Non dobbiamo pensare a un’autenticità biografica indiscutibile: sappiamo che spesso confessarsi è mentire, e di certo per l’autore Ariosto, che non ama esprimersi in prosa incondita, anche le Satire possono rappresentare un filtro, un ennesimo auto-rappresentarsi. Ecco la rottura manifestata dalla prima Satira, che è prima di tutto segnalazione dell’insuccesso (o “falso voluto”) riguardo all’aspetto encomiastico del Furioso: “Ruggier, se alla progenie tua mi fai / sì poco grato, e nulla mi prevaglio / che li alti gesti e tuo valor cantai, / che debbio far…” (vv. 139-42).

“Che debbio far” è la stessa espressione messa in bocca a Sacripante (comico rappresentante degli amanti destinati alla delusione), quando pensa di non aver più speranze con Angelica (cfr. Fur. I 41, 3); l’espressione segnala la constatazione di una sconfitta. Il segnale è forse minimo ma di questo tipo sono quasi sempre quelli significativi in un testo come il Furioso.

Si potrebbe concludere che davvero il destino che porta allo scacco sociale il servo-poeta e quello che porta Orlando, il più deluso degli amanti delusi, all’abbrutimento dettato dalla verificata impossibilità dell’Amore, non sono troppo diversi. Non è solo la questione del quasi-parallelismo ma l’evidente incapacità ad accogliere gli ideali e i modelli della letteratura da parte di una realtà che, in ultima istanza, si rivela sempre e unicamente prosastica. Tenendo conto di questa “filosofia del minimo”, si può affermare che la natura della poesia ariostesca si fonda prima di tutto su una necessaria e iperletteraria, ma “onesta”, falsità che, pur non potendo preservare dai dolori, costringe al vaglio di un’etica sorridentemente, creativamente, e inevitabilmente ironica.

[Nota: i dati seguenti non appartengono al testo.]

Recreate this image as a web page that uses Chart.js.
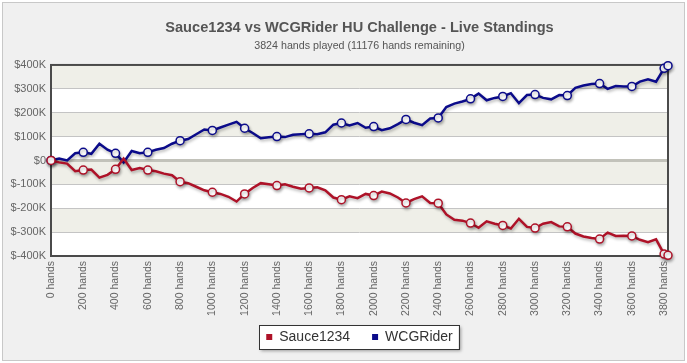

* Questo testo riprende, con modifiche e tagli, quello di un capitolo del volume di Alberto Casadei Ariosto: i metodi e i mondi possibili (Venezia, Marsilio, 2016). La revisione redazionale è stata curata da Valeria Noli. Si segnala qui che, per le citazioni dal Furioso si farà riferimento al testo dell’ed. critica Debenedetti-Segre, riportato, con correzioni minime, nell’ed. a c. di E. Bigi (voll. 2, Milano, Rusconi, 1982). A riscontro si è tenuto L. Ariosto, Orlando furioso – secondo la princeps del 1516, ed. critica a c. di M. Dorigatti, con la collab. di G. Stimato, Firenze, Olschki, 2006, nonché il recente commento alla prima redazione a c. di T. Matarrese, Torino, Einaudi, 2016.